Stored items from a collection
::::

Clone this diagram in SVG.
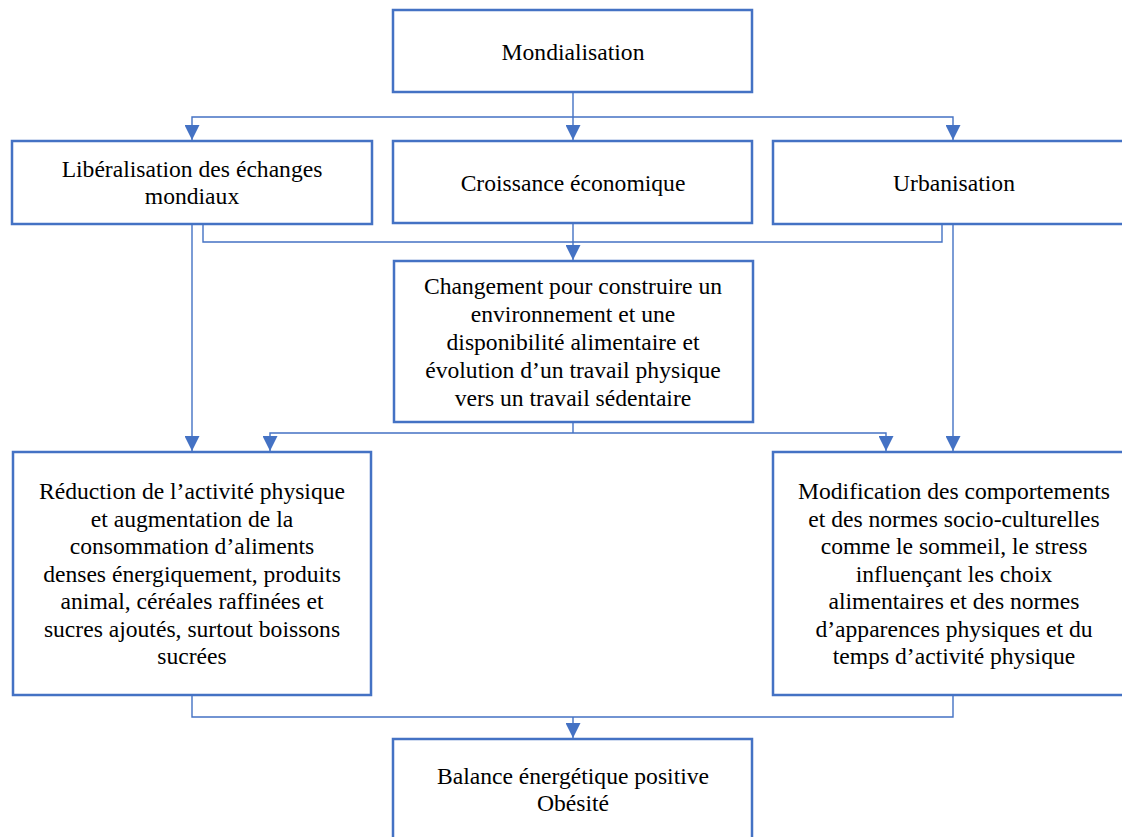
<svg xmlns="http://www.w3.org/2000/svg" width="1122" height="837" viewBox="0 0 1122 837">
  <style>
    .box { fill: #ffffff; stroke: #4472C4; stroke-width: 2.5; }
    .lbl { font-family: "Liberation Serif", "Times New Roman", serif; font-size: 23.6px; fill: #000000; text-anchor: middle; }
    .wire { fill: none; stroke: #4472C4; stroke-width: 1.4; }
    .arr { marker-end: url(#head); }
  </style>
  <defs>
    <marker id="head" markerUnits="userSpaceOnUse" markerWidth="15" markerHeight="15" refX="15" refY="7.5" orient="auto">
      <path d="M0,0 L15,7.5 L0,15 Z" fill="#4472C4"/>
    </marker>
  </defs>
  <rect width="1122" height="837" fill="#ffffff"/>

  <g id="mondialisation">
    <rect class="box" x="393" y="10" width="359" height="82"/>
    <text class="lbl" x="573" y="60">Mondialisation</text>
  </g>

  <g id="liberalisation">
    <rect class="box" x="12" y="141" width="360" height="83"/>
    <text class="lbl" x="192" y="177">Libéralisation des échanges</text>
    <text class="lbl" x="192" y="204">mondiaux</text>
  </g>

  <g id="croissance">
    <rect class="box" x="393" y="141" width="359" height="82"/>
    <text class="lbl" x="573" y="191">Croissance économique</text>
  </g>

  <g id="urbanisation">
    <rect class="box" x="773" y="141" width="362" height="83"/>
    <text class="lbl" x="954" y="191">Urbanisation</text>
  </g>

  <g id="changement">
    <rect class="box" x="394" y="261" width="359" height="161"/>
    <text class="lbl" x="573" y="294.3">Changement pour construire un</text>
    <text class="lbl" x="573" y="322.1">environnement et une</text>
    <text class="lbl" x="573" y="350">disponibilité alimentaire et</text>
    <text class="lbl" x="573" y="377.8">évolution d’un travail physique</text>
    <text class="lbl" x="573" y="405.7">vers un travail sédentaire</text>
  </g>

  <g id="reduction">
    <rect class="box" x="13" y="452" width="358" height="243"/>
    <text class="lbl" x="192" y="499.3">Réduction de l’activité physique</text>
    <text class="lbl" x="192" y="526.8">et augmentation de la</text>
    <text class="lbl" x="192" y="554.3">consommation d’aliments</text>
    <text class="lbl" x="192" y="581.8">denses énergiquement, produits</text>
    <text class="lbl" x="192" y="609.3">animal, céréales raffinées et</text>
    <text class="lbl" x="192" y="636.8">sucres ajoutés, surtout boissons</text>
    <text class="lbl" x="192" y="664.3">sucrées</text>
  </g>

  <g id="modification">
    <rect class="box" x="773" y="452" width="362" height="243"/>
    <text class="lbl" x="954" y="499.3">Modification des comportements</text>
    <text class="lbl" x="954" y="526.8">et des normes socio-culturelles</text>
    <text class="lbl" x="954" y="554.3">comme le sommeil, le stress</text>
    <text class="lbl" x="954" y="581.8">influençant les choix</text>
    <text class="lbl" x="954" y="609.3">alimentaires et des normes</text>
    <text class="lbl" x="954" y="636.8">d’apparences physiques et du</text>
    <text class="lbl" x="954" y="664.3">temps d’activité physique</text>
  </g>

  <g id="balance">
    <rect class="box" x="393" y="739" width="359" height="120"/>
    <text class="lbl" x="573" y="784">Balance énergétique positive</text>
    <text class="lbl" x="573" y="811">Obésité</text>
  </g>

  <g id="connectors">
    <!-- Mondialisation fan-out -->
    <polyline class="wire arr" points="573,92 573,140"/>
    <polyline class="wire arr" points="573,117 192,117 192,140"/>
    <polyline class="wire arr" points="573,117 953,117 953,140"/>
    <!-- the three drivers merge into Changement -->
    <polyline class="wire" points="203,224 203,242 942,242 942,224"/>
    <polyline class="wire arr" points="573,223 573,260"/>
    <!-- direct links down to the outcome boxes -->
    <polyline class="wire arr" points="192,224 192,451"/>
    <polyline class="wire arr" points="953,224 953,451"/>
    <!-- Changement fan-out -->
    <polyline class="wire" points="573,422 573,433"/>
    <polyline class="wire arr" points="573,433 270,433 270,451"/>
    <polyline class="wire arr" points="573,433 886,433 886,451"/>
    <!-- both outcomes merge into Balance -->
    <polyline class="wire" points="192,695 192,717 953,717 953,695"/>
    <polyline class="wire arr" points="573,717 573,738"/>
  </g>
</svg>
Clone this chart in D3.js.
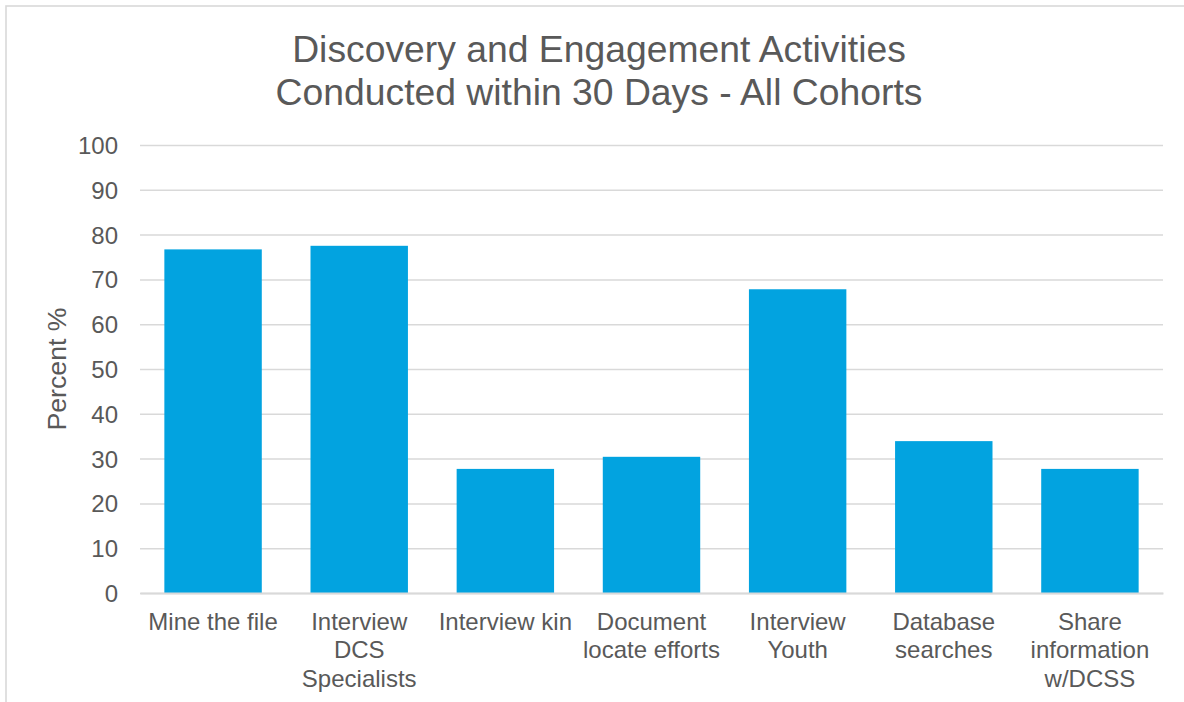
<!DOCTYPE html>
<html>
<head>
<meta charset="utf-8">
<script src="https://cdn.jsdelivr.net/npm/d3@7/dist/d3.min.js"></script>
<style>
  html, body { margin: 0; padding: 0; background: #fff; }
  svg { display: block; font-family: "Liberation Sans", Arial, sans-serif; }
</style>
</head>
<body>
<svg id="chart" width="1184" height="702"></svg>
<script>
// Activity categories (each entry holds the wrapped label lines)
const categories = [
  ["Mine the file"],
  ["Interview", "DCS", "Specialists"],
  ["Interview kin"],
  ["Document", "locate efforts"],
  ["Interview", "Youth"],
  ["Database", "searches"],
  ["Share", "information", "w/DCSS"]
];
// Percent of cases with the activity conducted within 30 days
const percents = [76.7, 77.5, 27.7, 30.4, 67.8, 33.9, 27.7];
const yTicks = [0, 10, 20, 30, 40, 50, 60, 70, 80, 90, 100];
const titleLines = ["Discovery and Engagement Activities", "Conducted within 30 Days - All Cohorts"];
const yTitle = "Percent %";

const svg = d3.select("#chart");
const textColor = "#595959";
const gridColor = "#d9d9d9";
const barColor = "#02a3e0";

// Chart frame border
svg.append("rect")
  .attr("x", 6).attr("y", 6)
  .attr("width", 1200).attr("height", 720)
  .attr("fill", "none")
  .attr("stroke", gridColor)
  .attr("stroke-width", 1.6);

const plot = { left: 140, right: 1163, top: 145, bottom: 593 };

const keys = categories.map((c, i) => i);
const x = d3.scaleBand()
  .domain(keys)
  .range([plot.left, plot.right])
  .paddingInner(1 / 3)
  .paddingOuter(1 / 6);

const y = d3.scaleLinear()
  .domain([0, 100])
  .range([plot.bottom, plot.top]);

// Horizontal gridlines
const yAxis = d3.axisLeft(y)
  .tickValues(yTicks)
  .tickSize(-(plot.right - plot.left))
  .tickPadding(22)
  .tickFormat(d3.format("d"));

const gy = svg.append("g")
  .attr("transform", `translate(${plot.left},0)`)
  .call(yAxis);
gy.select(".domain").remove();
gy.selectAll(".tick line")
  .attr("stroke", gridColor)
  .attr("stroke-width", 1.5);
gy.selectAll(".tick text")
  .attr("fill", textColor)
  .attr("font-size", 24)
  .attr("dy", "0.35em");

// Bars
svg.append("g")
  .selectAll("rect")
  .data(percents)
  .join("rect")
  .attr("x", (d, i) => x(i))
  .attr("y", d => y(d))
  .attr("width", x.bandwidth())
  .attr("height", d => y(0) - y(d))
  .attr("fill", barColor);

// Category axis baseline and labels
const xAxis = d3.axisBottom(x).tickSize(0).tickFormat("");
const gx = svg.append("g")
  .attr("transform", `translate(0,${plot.bottom})`)
  .call(xAxis);
gx.select(".domain")
  .attr("stroke", gridColor)
  .attr("stroke-width", 2);

const labels = svg.append("g")
  .attr("fill", textColor)
  .attr("font-size", 24)
  .attr("text-anchor", "middle");
categories.forEach((lines, i) => {
  const t = labels.append("text")
    .attr("x", x(i) + x.bandwidth() / 2)
    .attr("y", 630);
  lines.forEach((line, j) => {
    t.append("tspan")
      .attr("x", x(i) + x.bandwidth() / 2)
      .attr("dy", j === 0 ? 0 : 28.3)
      .text(line);
  });
});

// Y axis title
svg.append("text")
  .attr("transform", `translate(66,${(plot.top + plot.bottom) / 2}) rotate(-90)`)
  .attr("text-anchor", "middle")
  .attr("fill", textColor)
  .attr("font-size", 26.7)
  .text(yTitle);

// Chart title
const title = svg.append("text")
  .attr("text-anchor", "middle")
  .attr("fill", textColor)
  .attr("font-size", 37.3);
titleLines.forEach((line, j) => {
  title.append("tspan")
    .attr("x", 599)
    .attr("y", 62 + j * 43)
    .text(line);
});
</script>
</body>
</html>
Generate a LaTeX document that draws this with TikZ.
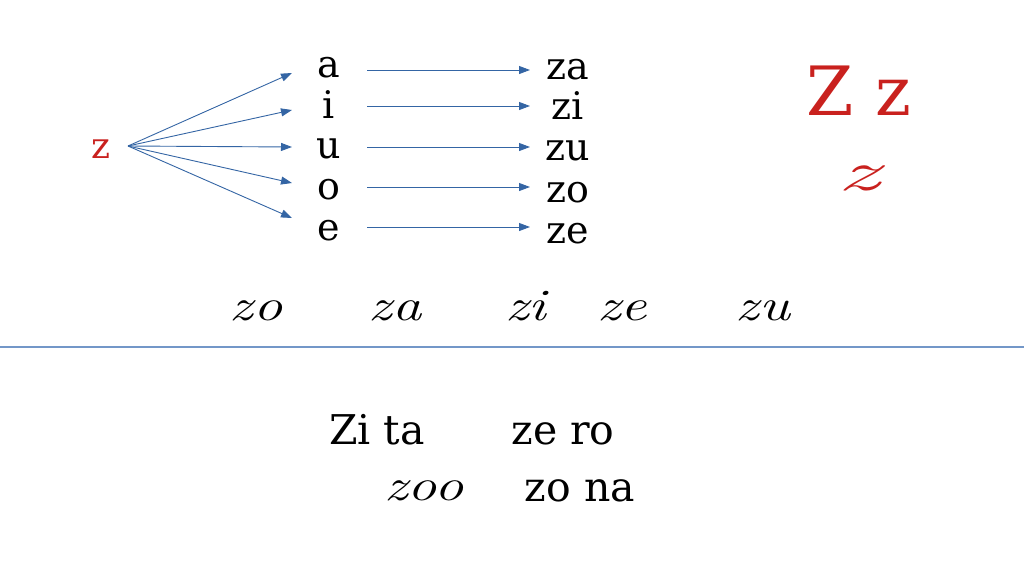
\documentclass[tikz,border=0pt]{standalone}
\usepackage{fontspec}
\newfontfamily\dv{DejaVu Serif}
\newfontfamily\curs{Latin Modern Roman}
\usetikzlibrary{arrows.meta}
\definecolor{zred}{HTML}{C9211E}
\definecolor{arrblue}{HTML}{3465A4}
\definecolor{lineblue}{HTML}{7397C8}
\newcommand{\wide}[1]{\scalebox{1.3}[1]{#1}}
\tikzset{
  lett/.style={anchor=base,inner sep=0pt,font=\dv\fontsize{38}{40}\selectfont},
  redz/.style={anchor=base,inner sep=0pt,text=zred,font=\dv\fontsize{36}{38}\selectfont},
  bigz/.style={anchor=base,inner sep=0pt,text=zred,font=\dv\fontsize{68}{70}\selectfont},
  redcurs/.style={anchor=base,inner sep=0pt,text=zred,font=\curs\itshape\fontsize{66}{68}\selectfont},
  cursw/.style={anchor=base,inner sep=0pt,font=\curs\itshape\fontsize{45}{47}\selectfont},
  word/.style={anchor=base,inner sep=0pt,font=\dv\fontsize{41}{43}\selectfont},
  arr/.style={draw=arrblue,line width=0.9pt,-{Triangle[length=11pt,width=8pt]}},
  sep/.style={draw=lineblue,line width=1.3pt}
}
\begin{document}
\begin{tikzpicture}[x=1pt,y=-1pt]
\useasboundingbox (0,0) rectangle (1024,576);
% source
\node[redz] (z) at (101,158) {z};
\coordinate (zs) at (128,146);
% vowels
\node[lett] (a) at (329,77) {a};
\node[lett] (i) at (329,118) {i};
\node[lett] (u) at (329,158) {u};
\node[lett] (o) at (329,199) {o};
\node[lett] (e) at (329,240) {e};
% syllables
\node[lett] (za) at (568,79) {za};
\node[lett] (zi) at (568,119) {zi};
\node[lett] (zu) at (568,160) {zu};
\node[lett] (zo) at (568,202) {zo};
\node[lett] (ze) at (568,243) {ze};
% fan tips
\coordinate (ta) at (292,73);
\coordinate (ti) at (292,110);
\coordinate (tu) at (292,147);
\coordinate (to) at (292,183);
\coordinate (te) at (292,218);
\draw[arr] (zs) -- (ta);
\draw[arr] (zs) -- (ti);
\draw[arr] (zs) -- (tu);
\draw[arr] (zs) -- (to);
\draw[arr] (zs) -- (te);
% horizontal arrows
\coordinate (sa) at (367,70);  \coordinate (ea) at (530,70);
\coordinate (si) at (367,106); \coordinate (ei) at (530,106);
\coordinate (su) at (367,147); \coordinate (eu) at (530,147);
\coordinate (so) at (367,187); \coordinate (eo) at (530,187);
\coordinate (se) at (367,227); \coordinate (ee) at (530,227);
\draw[arr] (sa) -- (ea);
\draw[arr] (si) -- (ei);
\draw[arr] (su) -- (eu);
\draw[arr] (so) -- (eo);
\draw[arr] (se) -- (ee);
% big letters
\node[bigz] (Zz) at (859,115) {Z z};
\node[redcurs] (zc) at (859,190) {\scalebox{1.6}[0.85]{z}};
% cursive row
\node[cursw] (c1) at (256,320) {\wide{zo}};
\node[cursw] (c2) at (395,320) {\wide{za}};
\node[cursw] (c3) at (526,320) {\wide{zi}};
\node[cursw] (c4) at (622,320) {\wide{ze}};
\node[cursw] (c5) at (763,320) {\wide{zu}};
% separator
\coordinate (l1) at (0,347);
\coordinate (l2) at (1024,347);
\draw[sep] (l1) -- (l2);
% words
\node[word] (w1) at (377,444) {Zi ta};
\node[word] (w2) at (563,444) {ze ro};
\node[cursw] (w3) at (424,500) {\wide{zoo}};
\node[word] (w4) at (580,501) {zo na};
\end{tikzpicture}
\end{document}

::::

*Stated problem*
Lines that hold the word "this" are the ones to return, every one of them.

*Result*
Clone this diagram in SVG.
Clone this chart in D3.js.
Generate a LaTeX document that draws this with TikZ.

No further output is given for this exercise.